Given information »

********

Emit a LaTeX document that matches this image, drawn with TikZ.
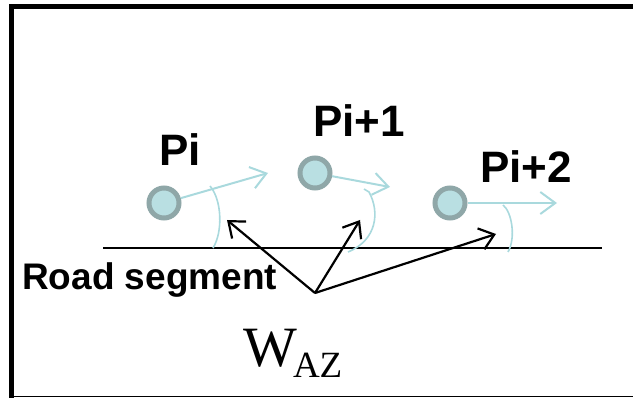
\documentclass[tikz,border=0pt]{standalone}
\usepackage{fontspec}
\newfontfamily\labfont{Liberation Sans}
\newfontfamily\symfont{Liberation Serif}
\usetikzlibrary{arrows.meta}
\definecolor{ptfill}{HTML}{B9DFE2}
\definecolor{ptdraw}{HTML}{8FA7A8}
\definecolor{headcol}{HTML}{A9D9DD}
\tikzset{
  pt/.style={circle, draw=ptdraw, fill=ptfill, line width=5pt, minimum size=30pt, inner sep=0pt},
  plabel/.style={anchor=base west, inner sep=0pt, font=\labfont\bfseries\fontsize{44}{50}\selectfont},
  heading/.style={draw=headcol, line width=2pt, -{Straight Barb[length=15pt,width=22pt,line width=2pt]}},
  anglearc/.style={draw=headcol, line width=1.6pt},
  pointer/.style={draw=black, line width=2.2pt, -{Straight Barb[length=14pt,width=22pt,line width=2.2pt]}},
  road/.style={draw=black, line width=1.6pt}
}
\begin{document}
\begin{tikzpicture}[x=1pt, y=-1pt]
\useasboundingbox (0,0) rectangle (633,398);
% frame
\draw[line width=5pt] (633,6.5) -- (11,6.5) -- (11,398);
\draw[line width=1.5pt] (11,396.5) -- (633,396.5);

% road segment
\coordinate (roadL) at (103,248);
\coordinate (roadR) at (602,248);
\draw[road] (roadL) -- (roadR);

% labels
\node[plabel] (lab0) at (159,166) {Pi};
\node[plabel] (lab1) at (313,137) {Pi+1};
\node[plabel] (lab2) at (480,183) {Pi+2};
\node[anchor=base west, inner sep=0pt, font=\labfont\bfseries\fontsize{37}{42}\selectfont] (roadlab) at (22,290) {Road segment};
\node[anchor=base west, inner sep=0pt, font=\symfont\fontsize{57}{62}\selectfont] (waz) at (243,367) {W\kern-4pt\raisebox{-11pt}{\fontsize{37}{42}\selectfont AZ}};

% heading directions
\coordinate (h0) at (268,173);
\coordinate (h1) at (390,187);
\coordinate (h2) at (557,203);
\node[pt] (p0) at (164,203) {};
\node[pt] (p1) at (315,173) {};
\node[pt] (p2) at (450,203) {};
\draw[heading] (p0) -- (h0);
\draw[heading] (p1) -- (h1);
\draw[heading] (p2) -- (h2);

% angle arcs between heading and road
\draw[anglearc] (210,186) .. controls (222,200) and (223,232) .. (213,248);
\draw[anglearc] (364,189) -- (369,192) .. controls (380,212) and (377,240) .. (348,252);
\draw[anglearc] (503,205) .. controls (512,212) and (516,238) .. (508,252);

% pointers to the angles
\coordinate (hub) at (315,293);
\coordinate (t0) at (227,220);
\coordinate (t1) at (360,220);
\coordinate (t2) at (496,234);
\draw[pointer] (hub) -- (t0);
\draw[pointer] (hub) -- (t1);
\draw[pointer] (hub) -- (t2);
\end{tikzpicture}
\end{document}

********

What you need to do »
Every line of the material is to be quoted exactly, with no pictures carried over.

Exercise response »
Emit a LaTeX document that matches this image, drawn with TikZ.
\documentclass[tikz,border=0pt]{standalone}
\usepackage{fontspec}
\newfontfamily\labfont{Liberation Sans}
\newfontfamily\symfont{Liberation Serif}
\usetikzlibrary{arrows.meta}
\definecolor{ptfill}{HTML}{B9DFE2}
\definecolor{ptdraw}{HTML}{8FA7A8}
\definecolor{headcol}{HTML}{A9D9DD}
\tikzset{
  pt/.style={circle, draw=ptdraw, fill=ptfill, line width=5pt, minimum size=30pt, inner sep=0pt},
  plabel/.style={anchor=base west, inner sep=0pt, font=\labfont\bfseries\fontsize{44}{50}\selectfont},
  heading/.style={draw=headcol, line width=2pt, -{Straight Barb[length=15pt,width=22pt,line width=2pt]}},
  anglearc/.style={draw=headcol, line width=1.6pt},
  pointer/.style={draw=black, line width=2.2pt, -{Straight Barb[length=14pt,width=22pt,line width=2.2pt]}},
  road/.style={draw=black, line width=1.6pt}
}
\begin{document}
\begin{tikzpicture}[x=1pt, y=-1pt]
\useasboundingbox (0,0) rectangle (633,398);
% frame
\draw[line width=5pt] (633,6.5) -- (11,6.5) -- (11,398);
\draw[line width=1.5pt] (11,396.5) -- (633,396.5);

% road segment
\coordinate (roadL) at (103,248);
\coordinate (roadR) at (602,248);
\draw[road] (roadL) -- (roadR);

% labels
\node[plabel] (lab0) at (159,166) {Pi};
\node[plabel] (lab1) at (313,137) {Pi+1};
\node[plabel] (lab2) at (480,183) {Pi+2};
\node[anchor=base west, inner sep=0pt, font=\labfont\bfseries\fontsize{37}{42}\selectfont] (roadlab) at (22,290) {Road segment};
\node[anchor=base west, inner sep=0pt, font=\symfont\fontsize{57}{62}\selectfont] (waz) at (243,367) {W\kern-4pt\raisebox{-11pt}{\fontsize{37}{42}\selectfont AZ}};

% heading directions
\coordinate (h0) at (268,173);
\coordinate (h1) at (390,187);
\coordinate (h2) at (557,203);
\node[pt] (p0) at (164,203) {};
\node[pt] (p1) at (315,173) {};
\node[pt] (p2) at (450,203) {};
\draw[heading] (p0) -- (h0);
\draw[heading] (p1) -- (h1);
\draw[heading] (p2) -- (h2);

% angle arcs between heading and road
\draw[anglearc] (210,186) .. controls (222,200) and (223,232) .. (213,248);
\draw[anglearc] (364,189) -- (369,192) .. controls (380,212) and (377,240) .. (348,252);
\draw[anglearc] (503,205) .. controls (512,212) and (516,238) .. (508,252);

% pointers to the angles
\coordinate (hub) at (315,293);
\coordinate (t0) at (227,220);
\coordinate (t1) at (360,220);
\coordinate (t2) at (496,234);
\draw[pointer] (hub) -- (t0);
\draw[pointer] (hub) -- (t1);
\draw[pointer] (hub) -- (t2);
\end{tikzpicture}
\end{document}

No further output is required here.